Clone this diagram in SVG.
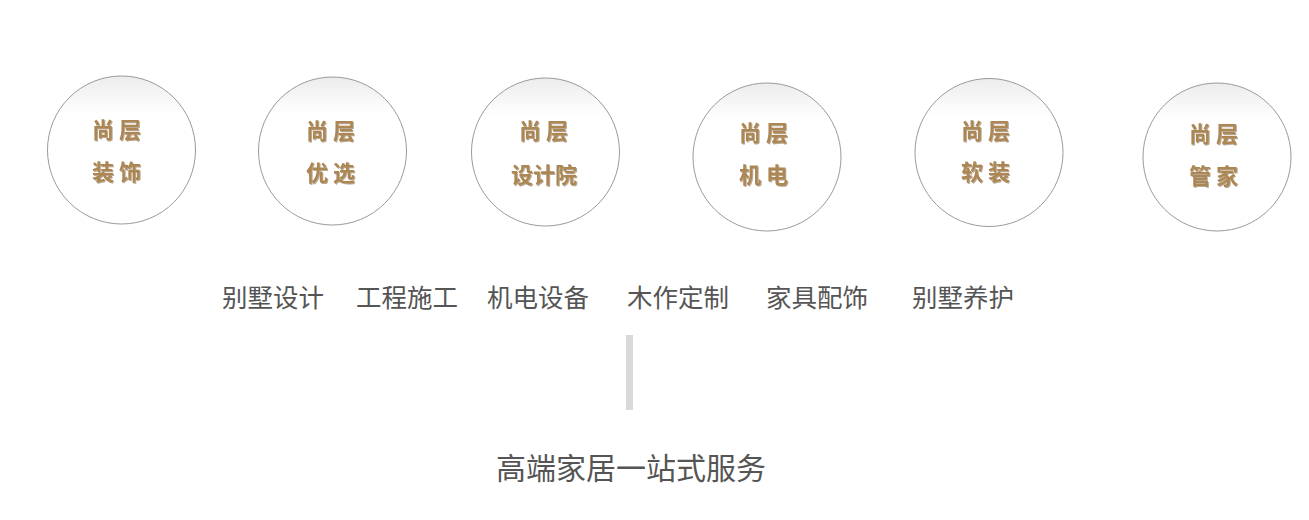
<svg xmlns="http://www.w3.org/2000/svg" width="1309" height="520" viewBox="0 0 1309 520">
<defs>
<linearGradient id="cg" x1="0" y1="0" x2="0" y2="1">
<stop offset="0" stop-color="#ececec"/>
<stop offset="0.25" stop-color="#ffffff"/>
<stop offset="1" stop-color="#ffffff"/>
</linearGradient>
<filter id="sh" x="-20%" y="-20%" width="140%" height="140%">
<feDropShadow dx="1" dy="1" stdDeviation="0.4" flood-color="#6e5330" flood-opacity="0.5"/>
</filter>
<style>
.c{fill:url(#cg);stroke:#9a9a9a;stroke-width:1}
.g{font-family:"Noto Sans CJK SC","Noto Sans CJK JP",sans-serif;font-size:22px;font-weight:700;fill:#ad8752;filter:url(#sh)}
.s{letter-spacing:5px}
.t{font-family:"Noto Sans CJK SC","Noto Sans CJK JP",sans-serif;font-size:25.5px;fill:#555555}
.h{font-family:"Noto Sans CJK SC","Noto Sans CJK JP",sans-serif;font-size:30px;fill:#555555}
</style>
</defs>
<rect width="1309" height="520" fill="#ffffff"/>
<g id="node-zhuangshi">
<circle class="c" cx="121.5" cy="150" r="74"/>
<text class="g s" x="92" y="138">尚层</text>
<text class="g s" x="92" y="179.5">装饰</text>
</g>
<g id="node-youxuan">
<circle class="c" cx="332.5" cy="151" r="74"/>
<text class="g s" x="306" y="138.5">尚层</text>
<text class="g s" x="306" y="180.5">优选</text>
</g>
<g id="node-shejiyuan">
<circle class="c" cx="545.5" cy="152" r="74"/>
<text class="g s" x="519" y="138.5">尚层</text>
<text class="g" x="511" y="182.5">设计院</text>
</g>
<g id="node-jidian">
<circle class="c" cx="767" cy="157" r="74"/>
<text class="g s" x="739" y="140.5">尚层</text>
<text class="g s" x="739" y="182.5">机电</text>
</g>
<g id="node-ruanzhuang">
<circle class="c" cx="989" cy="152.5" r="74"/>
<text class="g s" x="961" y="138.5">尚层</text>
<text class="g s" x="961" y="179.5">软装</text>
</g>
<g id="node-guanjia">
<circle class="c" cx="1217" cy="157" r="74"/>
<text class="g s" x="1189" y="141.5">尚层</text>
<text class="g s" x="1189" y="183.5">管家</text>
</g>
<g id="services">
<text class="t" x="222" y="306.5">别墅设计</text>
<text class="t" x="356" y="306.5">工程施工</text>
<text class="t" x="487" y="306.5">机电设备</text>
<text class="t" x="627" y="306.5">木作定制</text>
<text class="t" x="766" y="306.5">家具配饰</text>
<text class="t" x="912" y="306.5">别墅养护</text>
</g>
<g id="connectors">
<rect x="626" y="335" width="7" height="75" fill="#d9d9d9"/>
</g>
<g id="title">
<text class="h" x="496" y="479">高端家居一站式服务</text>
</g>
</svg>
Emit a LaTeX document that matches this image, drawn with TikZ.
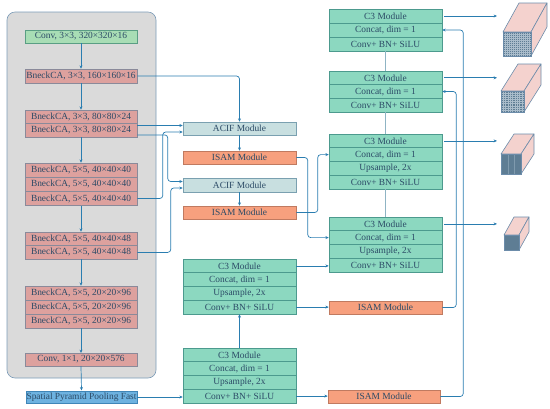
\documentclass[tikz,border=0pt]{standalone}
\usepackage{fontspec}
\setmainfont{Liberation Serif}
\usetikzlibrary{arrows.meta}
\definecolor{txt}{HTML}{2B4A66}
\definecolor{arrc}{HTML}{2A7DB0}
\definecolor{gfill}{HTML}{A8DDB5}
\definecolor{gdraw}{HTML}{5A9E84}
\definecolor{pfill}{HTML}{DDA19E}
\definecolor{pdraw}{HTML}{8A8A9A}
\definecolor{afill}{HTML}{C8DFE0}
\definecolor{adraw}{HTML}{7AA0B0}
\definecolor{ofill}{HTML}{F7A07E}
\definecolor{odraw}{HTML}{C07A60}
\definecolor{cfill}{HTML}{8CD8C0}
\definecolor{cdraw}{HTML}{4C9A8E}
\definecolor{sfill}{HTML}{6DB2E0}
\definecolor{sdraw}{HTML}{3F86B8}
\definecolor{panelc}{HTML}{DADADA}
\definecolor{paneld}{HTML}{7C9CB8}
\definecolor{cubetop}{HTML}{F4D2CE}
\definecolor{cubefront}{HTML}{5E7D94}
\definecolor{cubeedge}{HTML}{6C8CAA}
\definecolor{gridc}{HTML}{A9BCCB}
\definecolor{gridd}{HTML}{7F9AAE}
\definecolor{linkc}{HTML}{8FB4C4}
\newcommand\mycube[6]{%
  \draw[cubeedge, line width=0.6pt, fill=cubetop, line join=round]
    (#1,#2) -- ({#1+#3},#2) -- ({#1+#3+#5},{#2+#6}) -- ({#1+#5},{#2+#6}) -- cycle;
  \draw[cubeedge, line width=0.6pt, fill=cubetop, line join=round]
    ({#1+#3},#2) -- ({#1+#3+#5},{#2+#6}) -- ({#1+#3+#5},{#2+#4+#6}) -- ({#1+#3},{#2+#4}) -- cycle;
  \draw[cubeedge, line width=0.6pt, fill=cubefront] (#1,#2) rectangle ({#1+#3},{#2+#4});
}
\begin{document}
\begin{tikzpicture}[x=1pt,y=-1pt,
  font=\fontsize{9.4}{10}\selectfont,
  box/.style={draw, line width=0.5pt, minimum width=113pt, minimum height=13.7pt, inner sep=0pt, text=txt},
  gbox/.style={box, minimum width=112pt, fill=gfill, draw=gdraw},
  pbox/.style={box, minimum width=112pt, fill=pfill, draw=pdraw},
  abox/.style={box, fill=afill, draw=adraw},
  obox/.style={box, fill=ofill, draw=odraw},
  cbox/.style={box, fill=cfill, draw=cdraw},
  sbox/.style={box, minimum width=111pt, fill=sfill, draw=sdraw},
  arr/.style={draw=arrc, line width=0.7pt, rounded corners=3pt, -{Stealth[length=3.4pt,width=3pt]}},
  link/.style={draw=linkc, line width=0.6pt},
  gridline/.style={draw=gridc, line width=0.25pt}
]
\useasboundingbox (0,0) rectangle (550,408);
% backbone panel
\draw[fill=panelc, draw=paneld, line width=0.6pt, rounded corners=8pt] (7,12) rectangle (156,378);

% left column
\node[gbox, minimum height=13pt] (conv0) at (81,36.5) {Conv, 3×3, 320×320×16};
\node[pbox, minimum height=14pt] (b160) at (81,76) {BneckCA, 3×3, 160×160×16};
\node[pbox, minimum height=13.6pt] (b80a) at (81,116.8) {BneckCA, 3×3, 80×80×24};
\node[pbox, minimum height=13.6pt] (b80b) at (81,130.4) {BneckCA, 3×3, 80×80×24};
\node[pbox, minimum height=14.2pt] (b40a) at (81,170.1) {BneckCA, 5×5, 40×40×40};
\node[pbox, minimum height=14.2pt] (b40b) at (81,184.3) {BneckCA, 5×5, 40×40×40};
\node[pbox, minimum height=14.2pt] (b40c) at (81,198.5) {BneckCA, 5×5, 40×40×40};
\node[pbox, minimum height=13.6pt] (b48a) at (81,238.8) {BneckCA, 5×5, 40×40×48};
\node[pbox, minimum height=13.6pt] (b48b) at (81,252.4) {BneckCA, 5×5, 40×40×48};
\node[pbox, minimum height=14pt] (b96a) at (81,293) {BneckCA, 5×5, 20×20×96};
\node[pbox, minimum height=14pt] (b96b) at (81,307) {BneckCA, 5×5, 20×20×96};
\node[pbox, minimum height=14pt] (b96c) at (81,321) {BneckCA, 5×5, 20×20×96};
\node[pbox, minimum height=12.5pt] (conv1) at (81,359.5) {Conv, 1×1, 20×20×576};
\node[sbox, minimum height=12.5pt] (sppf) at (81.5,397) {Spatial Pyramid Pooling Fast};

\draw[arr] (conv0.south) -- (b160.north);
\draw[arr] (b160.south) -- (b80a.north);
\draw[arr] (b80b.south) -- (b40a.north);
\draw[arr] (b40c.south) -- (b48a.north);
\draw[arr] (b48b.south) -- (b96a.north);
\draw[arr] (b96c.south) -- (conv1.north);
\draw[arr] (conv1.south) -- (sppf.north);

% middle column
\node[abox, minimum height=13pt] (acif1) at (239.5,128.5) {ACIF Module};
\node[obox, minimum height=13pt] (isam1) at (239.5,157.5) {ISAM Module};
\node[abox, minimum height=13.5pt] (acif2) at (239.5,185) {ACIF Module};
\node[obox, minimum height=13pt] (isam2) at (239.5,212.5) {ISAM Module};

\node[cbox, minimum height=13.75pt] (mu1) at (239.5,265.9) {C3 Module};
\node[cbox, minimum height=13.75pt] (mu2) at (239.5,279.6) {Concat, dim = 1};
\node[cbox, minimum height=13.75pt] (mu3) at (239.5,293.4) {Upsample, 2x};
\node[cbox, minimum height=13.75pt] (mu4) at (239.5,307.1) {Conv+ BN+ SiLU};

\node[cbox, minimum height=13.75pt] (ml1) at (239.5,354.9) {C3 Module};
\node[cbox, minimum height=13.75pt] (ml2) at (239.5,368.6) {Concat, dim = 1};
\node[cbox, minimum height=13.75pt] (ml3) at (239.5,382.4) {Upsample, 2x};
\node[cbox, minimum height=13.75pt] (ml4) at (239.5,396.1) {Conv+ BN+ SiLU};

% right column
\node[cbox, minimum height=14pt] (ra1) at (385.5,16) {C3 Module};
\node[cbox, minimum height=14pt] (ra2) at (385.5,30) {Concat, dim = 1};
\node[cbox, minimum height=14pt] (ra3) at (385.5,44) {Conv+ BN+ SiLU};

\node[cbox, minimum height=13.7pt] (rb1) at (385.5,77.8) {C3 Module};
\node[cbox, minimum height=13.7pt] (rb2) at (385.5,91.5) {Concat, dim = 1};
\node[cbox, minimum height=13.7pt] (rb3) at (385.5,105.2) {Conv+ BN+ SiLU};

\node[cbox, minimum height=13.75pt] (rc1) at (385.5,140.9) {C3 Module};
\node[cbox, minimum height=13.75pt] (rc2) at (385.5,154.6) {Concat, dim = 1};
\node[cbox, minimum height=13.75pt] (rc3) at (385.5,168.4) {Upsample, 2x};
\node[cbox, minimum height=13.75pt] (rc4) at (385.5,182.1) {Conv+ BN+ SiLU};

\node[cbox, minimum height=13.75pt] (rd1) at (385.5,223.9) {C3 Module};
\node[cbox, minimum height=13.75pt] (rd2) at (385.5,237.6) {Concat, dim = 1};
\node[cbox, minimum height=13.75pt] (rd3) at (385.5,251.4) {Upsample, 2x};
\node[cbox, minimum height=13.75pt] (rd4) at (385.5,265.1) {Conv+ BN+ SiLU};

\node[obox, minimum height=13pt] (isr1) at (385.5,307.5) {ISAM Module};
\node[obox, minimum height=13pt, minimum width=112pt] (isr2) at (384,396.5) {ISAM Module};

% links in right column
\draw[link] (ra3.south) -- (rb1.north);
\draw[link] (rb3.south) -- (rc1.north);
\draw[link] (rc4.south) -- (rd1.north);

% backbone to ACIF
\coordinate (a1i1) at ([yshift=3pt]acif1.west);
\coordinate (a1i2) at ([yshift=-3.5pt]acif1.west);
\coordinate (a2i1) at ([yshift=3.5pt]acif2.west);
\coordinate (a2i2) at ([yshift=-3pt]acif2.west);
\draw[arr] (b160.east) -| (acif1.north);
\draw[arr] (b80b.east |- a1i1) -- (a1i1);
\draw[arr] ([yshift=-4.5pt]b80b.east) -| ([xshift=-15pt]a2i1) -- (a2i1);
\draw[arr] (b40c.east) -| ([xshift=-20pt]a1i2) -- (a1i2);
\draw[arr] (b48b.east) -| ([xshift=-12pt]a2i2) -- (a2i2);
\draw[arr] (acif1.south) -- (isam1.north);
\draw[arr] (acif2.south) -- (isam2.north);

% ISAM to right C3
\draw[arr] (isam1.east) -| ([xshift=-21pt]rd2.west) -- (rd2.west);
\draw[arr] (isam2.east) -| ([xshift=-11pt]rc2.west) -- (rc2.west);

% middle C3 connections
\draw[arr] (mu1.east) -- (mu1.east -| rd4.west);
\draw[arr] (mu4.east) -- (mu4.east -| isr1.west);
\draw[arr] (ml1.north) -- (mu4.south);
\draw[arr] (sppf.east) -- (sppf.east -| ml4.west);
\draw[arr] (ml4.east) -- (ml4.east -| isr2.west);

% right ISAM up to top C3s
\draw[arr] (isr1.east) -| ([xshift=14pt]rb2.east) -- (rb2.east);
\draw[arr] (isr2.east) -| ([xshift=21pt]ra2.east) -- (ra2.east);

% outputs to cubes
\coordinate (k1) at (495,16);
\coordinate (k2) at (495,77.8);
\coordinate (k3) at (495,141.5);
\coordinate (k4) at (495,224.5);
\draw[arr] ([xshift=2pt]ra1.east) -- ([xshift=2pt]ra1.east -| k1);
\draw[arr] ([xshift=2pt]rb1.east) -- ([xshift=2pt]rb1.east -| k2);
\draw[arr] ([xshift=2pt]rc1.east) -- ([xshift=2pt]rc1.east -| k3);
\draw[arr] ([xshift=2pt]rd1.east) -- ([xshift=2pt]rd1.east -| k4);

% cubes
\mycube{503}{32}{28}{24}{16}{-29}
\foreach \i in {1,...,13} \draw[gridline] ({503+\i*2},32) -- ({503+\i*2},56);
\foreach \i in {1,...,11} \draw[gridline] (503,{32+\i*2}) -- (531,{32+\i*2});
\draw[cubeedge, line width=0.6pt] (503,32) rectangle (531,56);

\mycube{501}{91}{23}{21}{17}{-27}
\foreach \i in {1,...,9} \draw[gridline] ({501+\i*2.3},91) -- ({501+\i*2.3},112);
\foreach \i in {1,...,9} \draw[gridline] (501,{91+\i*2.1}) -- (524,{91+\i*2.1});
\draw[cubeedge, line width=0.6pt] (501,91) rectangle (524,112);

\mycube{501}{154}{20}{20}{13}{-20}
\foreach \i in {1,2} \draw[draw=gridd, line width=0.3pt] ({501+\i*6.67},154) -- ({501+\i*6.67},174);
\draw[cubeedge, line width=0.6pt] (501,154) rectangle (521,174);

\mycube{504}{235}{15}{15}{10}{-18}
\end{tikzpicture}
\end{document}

**Exercise description**. Using the entries above, return each line that includes the word "this".

**Task result**.
Clone this diagram in SVG.
Emit a LaTeX document that matches this image, drawn with TikZ.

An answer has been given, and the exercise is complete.